Esta pareja resultaba a los ojos del niño que fui y los conoció sólo de verlos paseando por la calle, muy armónica y agradable por sus modales y su conducta hacia los demás.
Una anécdota relativa a este matrimonio es que al comienzo de los sesenta ya viejos y don Camilo muy achacoso instalaron un ascensor en su casa, lo cual fue la comidilla de la gente por su novedad en la ciudad de Cangues, no había ninguno.
Vuelvo al hilo de la historia, pasados los funerales de doña Antonia, don Camilo había muerto con anterioridad, se comenzó a hablar de testamento. Resultado: recibe un pico no pequeño la hija de la empleada doméstica de la casa, que se había criado en la casa, algo, no poco, a una sobrina lejana y el resto se destina al patronato de becas para potenciar estudios universitarios y de postgrado.
No me gustan las moralejas, pero es bien cierto que todos pasamos a la tierra y nuestras pertenencias pocas o muchas terminan cumpliendo un fin.
Se cuenta que las marrullerías del usurero crearon una maldición a los bienes acumulados, que sirvieron para lujos durante un tiempo pero sin perpetuarse en herederos biológicos.
El resto de la herencia creó un trampolín para los jóvenes cangueses dispuestos a hacer esfuerzo.

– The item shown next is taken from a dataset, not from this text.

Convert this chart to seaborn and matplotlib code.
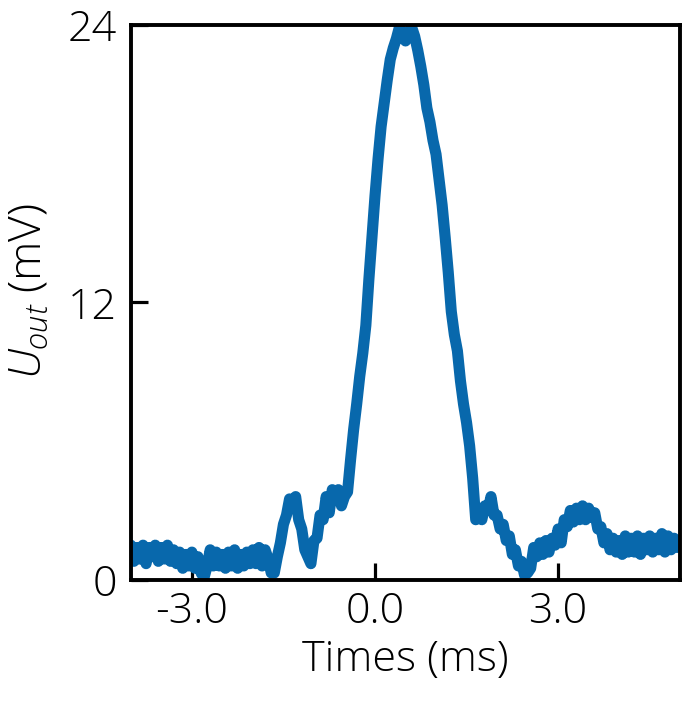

Pero este trampolín los lanzó a la distancia de modo que los que disfrutaron de este beneficio viven lejos condenados a la añoranza y no podrán volver más al reposo de la vida del lugar, salvo en vacaciones, en la vejez como volvió don Camilo o después del final, en forma de cenizas para enriquecer el lecho del río mágico, que aunque no cité hasta ahora es la fuerza vital de todo lo que en Cangues acontece.